--- SOURCE DATA ---

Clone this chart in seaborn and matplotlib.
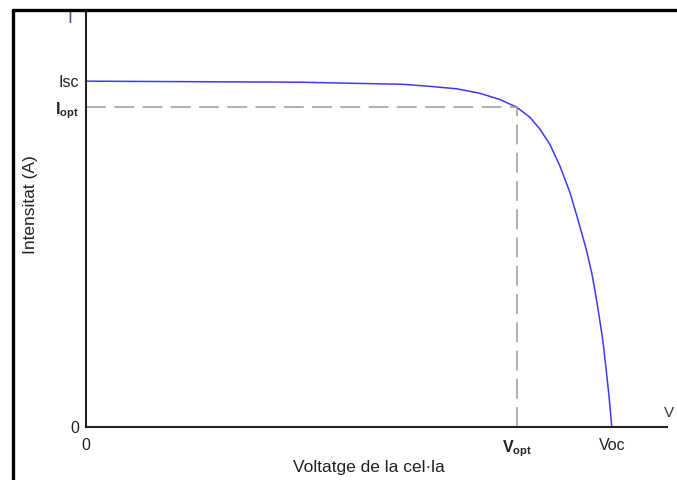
import numpy as np
import pandas as pd
import matplotlib
matplotlib.use("Agg")
import matplotlib.pyplot as plt
import seaborn as sns
from matplotlib.lines import Line2D

# I-V curve of a solar cell (normalised units: Voc = 1, Isc = 1)
voltage = [0.0, 0.407, 0.502, 0.603, 0.654, 0.705, 0.749, 0.787, 0.819, 0.844, 0.863,
           0.882, 0.901, 0.920, 0.935, 0.951, 0.962, 0.969, 0.976, 0.983, 0.989, 0.995, 1.0]
current = [1.0, 0.997, 0.994, 0.991, 0.985, 0.978, 0.965, 0.947, 0.925, 0.896, 0.862,
           0.818, 0.756, 0.680, 0.603, 0.516, 0.445, 0.385, 0.320, 0.250, 0.170, 0.085, 0.0]
v_opt = 0.819
i_opt = 0.925
x_ticks = [0.0, v_opt, 1.0]
x_labels = ["0", r"$\mathbf{V_{opt}}$", "Voc"]
y_ticks = [0.0, i_opt, 1.0]
y_labels = ["0", r"$\mathbf{I_{opt}}$", "Isc"]

df = pd.DataFrame({"V": voltage, "I": current})

sns.set_style("white")
plt.rcParams["font.family"] = ["Liberation Sans", "DejaVu Sans"]
plt.rcParams["mathtext.fontset"] = "custom"
plt.rcParams["mathtext.rm"] = "Liberation Sans"
plt.rcParams["mathtext.bf"] = "Liberation Sans:bold"

fig = plt.figure(figsize=(6.77, 4.80), dpi=100)
ax = fig.add_axes([86 / 677, 53 / 480, 581 / 677, 415 / 480])

sns.lineplot(data=df, x="V", y="I", sort=False, color="#3a3aff", linewidth=1.1, ax=ax)

# optimum point guide lines
dash = (0, (13, 5.5))
ax.plot([0, v_opt], [i_opt, i_opt], color="#999999", linestyle=dash, linewidth=1.1)
ax.plot([v_opt, v_opt], [0, i_opt], color="#999999", linestyle=dash, linewidth=1.1)

ax.set_xlim(0, 1.105)
ax.set_ylim(0, 1.2)
sns.despine(ax=ax)
for s in ["left", "bottom"]:
    ax.spines[s].set_color("#222222")
    ax.spines[s].set_linewidth(1.5)

ax.set_xticks(x_ticks)
ax.set_xticklabels(x_labels)
ax.set_yticks(y_ticks)
ax.set_yticklabels(y_labels)
ax.tick_params(axis="both", length=0, labelsize=11.5, colors="#222222")
ax.tick_params(axis="x", pad=8)
ax.tick_params(axis="y", pad=5)

ax.set_xlabel("Voltatge de la cel·la", fontsize=12.5, color="#222222")
ax.set_ylabel("Intensitat (A)", fontsize=12.5, color="#222222")
ax.xaxis.set_label_coords(0.487, -0.08)
ax.yaxis.set_label_coords(-0.082, 0.535)

# axis name letters
ax.text(-0.025, 1.18, "I", transform=ax.transData, ha="right", va="center",
        fontsize=13, color="#3a5a9a", clip_on=False)
ax.text(1.100, 0.04, "V", transform=ax.transData, ha="left", va="center",
        fontsize=11, color="#333333", clip_on=False)

# outer frame (top and left edges visible)
fig.add_artist(Line2D([13 / 677, 13 / 677], [0, 470 / 480], color="black", linewidth=2.4,
                      transform=fig.transFigure))
fig.add_artist(Line2D([13 / 677, 1], [470 / 480, 470 / 480], color="black", linewidth=2.4,
                      transform=fig.transFigure))

fig.savefig("out.png", dpi=100, facecolor="white")
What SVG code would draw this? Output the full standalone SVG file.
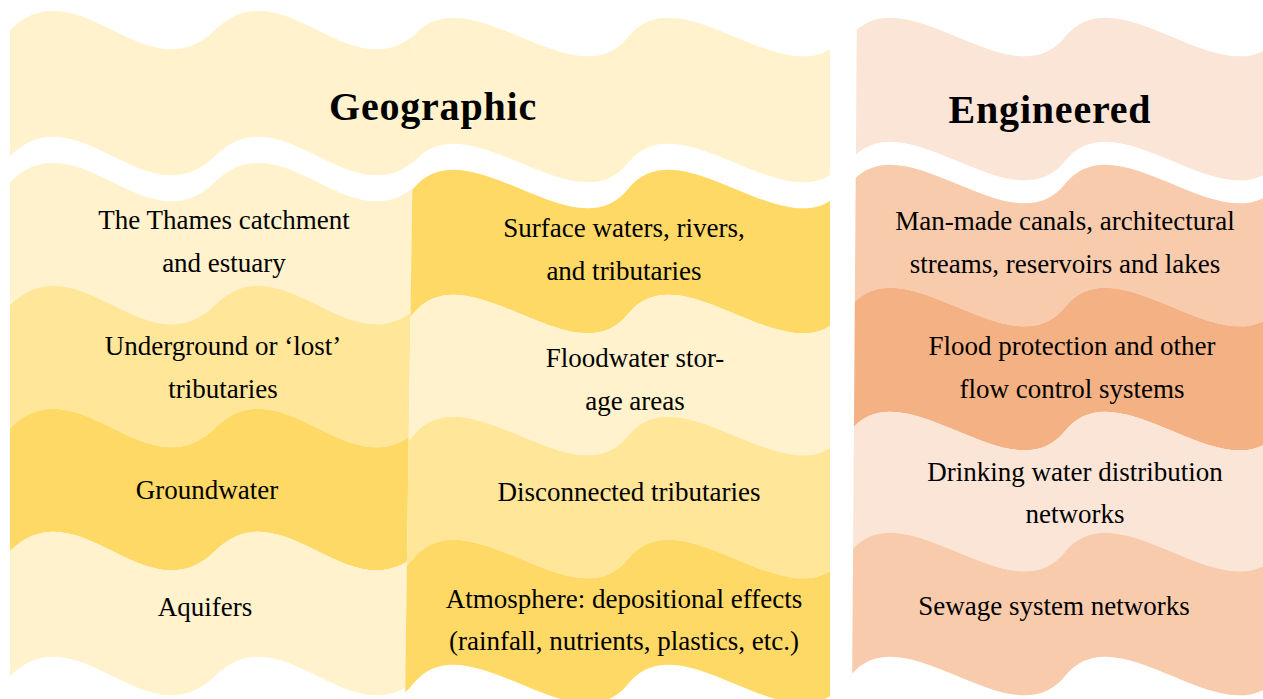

---

### EXERCISE:
Copy the records above exactly, from the first line through the line containing "from matplotlib.lines import Line2D", and leave out the pictures.

### FINISHED ANSWER:
Clone this chart in seaborn and matplotlib.
import numpy as np
import pandas as pd
import matplotlib
matplotlib.use("Agg")
import matplotlib.pyplot as plt
import seaborn as sns
from matplotlib.lines import Line2D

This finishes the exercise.